Before European settlement, beavers were ubiquitous in our area. Research has shown that many pre-settlement streams in the mid-Atlantic region formed small interlocking channels within extensive floodplain wetlands maintained for thousands of years by beaver dams. The wetlands accumulated few sediments but stored vast amounts of organic carbon.

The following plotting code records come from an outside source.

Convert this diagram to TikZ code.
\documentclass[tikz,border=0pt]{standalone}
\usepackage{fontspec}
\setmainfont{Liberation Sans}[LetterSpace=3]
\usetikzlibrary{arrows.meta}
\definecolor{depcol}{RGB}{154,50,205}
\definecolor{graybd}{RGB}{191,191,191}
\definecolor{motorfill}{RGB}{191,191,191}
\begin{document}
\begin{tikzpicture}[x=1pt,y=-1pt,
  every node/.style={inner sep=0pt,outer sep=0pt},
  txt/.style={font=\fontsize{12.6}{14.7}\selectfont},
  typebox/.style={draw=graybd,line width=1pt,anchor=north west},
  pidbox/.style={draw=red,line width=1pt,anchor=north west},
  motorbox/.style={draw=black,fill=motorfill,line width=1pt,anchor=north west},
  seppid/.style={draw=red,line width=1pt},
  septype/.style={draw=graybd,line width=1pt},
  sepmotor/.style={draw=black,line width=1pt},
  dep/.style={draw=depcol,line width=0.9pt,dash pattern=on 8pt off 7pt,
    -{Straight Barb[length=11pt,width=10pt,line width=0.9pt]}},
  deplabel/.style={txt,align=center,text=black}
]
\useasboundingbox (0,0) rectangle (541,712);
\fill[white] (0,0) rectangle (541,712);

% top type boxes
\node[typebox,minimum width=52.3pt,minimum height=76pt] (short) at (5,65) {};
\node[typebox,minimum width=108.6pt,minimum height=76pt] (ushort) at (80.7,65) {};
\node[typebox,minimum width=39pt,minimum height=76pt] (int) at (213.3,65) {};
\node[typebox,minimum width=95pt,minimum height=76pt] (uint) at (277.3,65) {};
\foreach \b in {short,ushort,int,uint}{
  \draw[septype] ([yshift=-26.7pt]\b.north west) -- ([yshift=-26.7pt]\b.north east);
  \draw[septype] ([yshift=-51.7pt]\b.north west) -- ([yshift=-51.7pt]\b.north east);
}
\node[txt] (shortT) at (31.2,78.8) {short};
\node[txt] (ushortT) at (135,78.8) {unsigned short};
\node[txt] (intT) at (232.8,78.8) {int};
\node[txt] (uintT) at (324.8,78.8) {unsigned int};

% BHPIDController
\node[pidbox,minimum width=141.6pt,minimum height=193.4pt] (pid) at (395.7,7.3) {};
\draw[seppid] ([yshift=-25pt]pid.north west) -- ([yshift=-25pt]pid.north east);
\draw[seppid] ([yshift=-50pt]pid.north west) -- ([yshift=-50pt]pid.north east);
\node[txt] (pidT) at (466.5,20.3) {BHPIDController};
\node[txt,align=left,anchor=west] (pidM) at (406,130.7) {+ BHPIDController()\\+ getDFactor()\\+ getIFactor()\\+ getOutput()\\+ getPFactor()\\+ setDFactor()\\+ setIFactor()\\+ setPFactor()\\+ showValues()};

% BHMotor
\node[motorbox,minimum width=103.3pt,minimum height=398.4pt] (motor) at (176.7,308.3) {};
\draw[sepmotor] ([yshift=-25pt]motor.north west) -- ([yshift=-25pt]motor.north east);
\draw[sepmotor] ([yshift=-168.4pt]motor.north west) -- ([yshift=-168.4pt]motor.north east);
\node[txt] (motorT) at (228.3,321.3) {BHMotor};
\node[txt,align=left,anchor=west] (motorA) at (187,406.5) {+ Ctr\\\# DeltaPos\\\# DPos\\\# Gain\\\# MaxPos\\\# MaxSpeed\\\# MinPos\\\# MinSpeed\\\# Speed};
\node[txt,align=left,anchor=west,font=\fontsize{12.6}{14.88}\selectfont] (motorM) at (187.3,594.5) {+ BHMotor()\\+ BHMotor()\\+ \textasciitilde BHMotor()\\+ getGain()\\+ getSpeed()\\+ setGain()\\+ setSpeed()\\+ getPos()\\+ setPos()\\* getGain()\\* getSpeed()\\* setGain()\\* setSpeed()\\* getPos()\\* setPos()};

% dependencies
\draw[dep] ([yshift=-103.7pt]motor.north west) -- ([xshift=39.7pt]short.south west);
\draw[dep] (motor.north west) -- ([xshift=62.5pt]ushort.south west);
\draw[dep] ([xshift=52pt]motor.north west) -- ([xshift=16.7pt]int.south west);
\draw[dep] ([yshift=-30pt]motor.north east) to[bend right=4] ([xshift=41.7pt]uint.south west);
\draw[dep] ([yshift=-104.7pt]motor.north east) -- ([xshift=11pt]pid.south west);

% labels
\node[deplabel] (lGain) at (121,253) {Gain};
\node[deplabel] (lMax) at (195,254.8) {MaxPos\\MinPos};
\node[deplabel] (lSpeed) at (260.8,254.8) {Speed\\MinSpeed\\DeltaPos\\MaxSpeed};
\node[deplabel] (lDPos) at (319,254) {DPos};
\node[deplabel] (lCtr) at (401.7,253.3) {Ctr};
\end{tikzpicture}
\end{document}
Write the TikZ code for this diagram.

North American beaver pelts were in high demand in Europe in the 1600s–1800s. The thriving fur trade almost wiped out the beavers, thereby indirectly draining the wetlands and releasing streams to flow unimpeded by beaver dams. European colonists cleared the land for farming and built dams across the region to mill the grains they grew. The millponds gradually filled with sediments from widespread soil disturbances caused by upland logging and farming.

Mystery Solved?

Alexandria’s Huntley Meadows, a wetland formed and maintained by beaver dams. Pre-settlement low-lands in our area would have looked much like this.
Alexandria’s Huntley Meadows, a wetland formed and maintained by beaver dams. Pre-settlement low-lands in our area would have looked much like this.

Eroded streambanks can reveal traces of this history. The soil profile from Lubber Run seems to show a gray wetland soil in the buried A (Ab) horizon, possibly from a pre-settlement marsh. The marsh would have looked much like Huntley Meadows in Alexandria does today. With beaver removal and stream release, Lubber Run would have deposited cobble on gravel bars and left a thin band of gravel overlying the wetland soils.

The B horizon likely came from sediments accumulated from erosion in upland areas during Arlington’s logging and farming days, possibly at the bottom of a millpond. Or, instead of a millpond, fluctuations in the water table might have saturated and desaturated the site’s lower soils, creating redox features. The organic-rich A horizon at the top of our soil profile would have formed in later years of plant regrowth, death, and decay following the period of widespread soil disturbances by European settlers.

So, when you’re strolling along a creek with eroded streambanks, take a good look at the soil layers you might see. They can offer clues to our local history—and what you find might surprise you, just as it surprised us on upper Lubber Run.

The article is based in part on research by Professor Dorothy Merritts of Franklin and Marshall College in Lancaster, PA, described in the spring 2025 issue of Notes on Nature (“Rethinking Stream History in Our Region”).